In an old Shaker barn near Alfred, about 40 volunteers are putting food into boxes and setting them on a table at one end. But the boxes don't stay there for long.

About 1,700 Thanksgiving food baskets are being distributed this season by York County Shelter Programs. That's a record number for the non-profit, and none of it would be possible without the help of folks like Glen Richard, who heard about the program through the motorcycle club he belongs to.

He's been volunteering about four hours of his time every morning this week - packing up donated food into boxes and handing them out.

"I think it's a great thing to do," Richard says. "Always wanted to do it, never heard about it. I bring my son down, hopefully, teach him a valuable lesson about everybody who's less fortunate than us, you know. So it's a good thing to do."

"We're doing the food giveaway for Thanksgiving," says Martha Huestis. "Monday we gave out 915 food boxes, and yesterday another 400, and today we're still doing it - it should be over a few hundred today."

Huestis is food services director at York County Shelter Programs, which has now been operating for 30 years. The food parcels, she explains, contain all the ingredients for a turkey dinner, plus a little extra.

"Turkey, stuffing, cranberry sauce, fruit, vegetables - several cans of vegetables - fresh produce, whatever we have - beets, apples, potatoes.

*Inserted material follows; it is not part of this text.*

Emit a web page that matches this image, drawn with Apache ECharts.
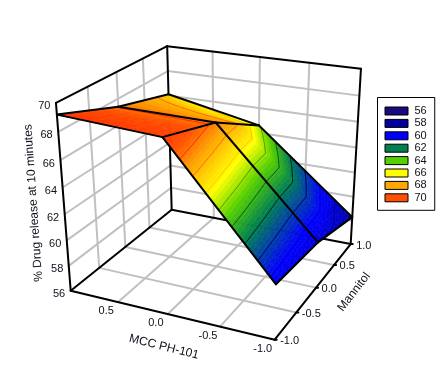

And we try to give everybody a meal or two for other days, so some ravioli, or pasta with tomato sauce, things like that."

"This is always, like, the funnest day of the year right before Thanksgiving, you know everybody's in a good mood and everybody's working hard," says Donald Gean, the executive director of York County Shelter Programs. "Some of the peolpe who come here might have had enough to buy the food that's in the box. But in coming here, and us providing that, they may be able to use that money to buy their medications and pay the rent. But they don't have enough to do all three."

Feeding those in need, of course, is not just about providing food during the holidays, and Gean says the organization feeds more than 24,000 people throughout the year.

On a typical day, the shelter's food pantry hands out nearly 70 boxes, enough to feed about 200 people - that's on top of the two soup kitchens it operates in Sanford and Springvale.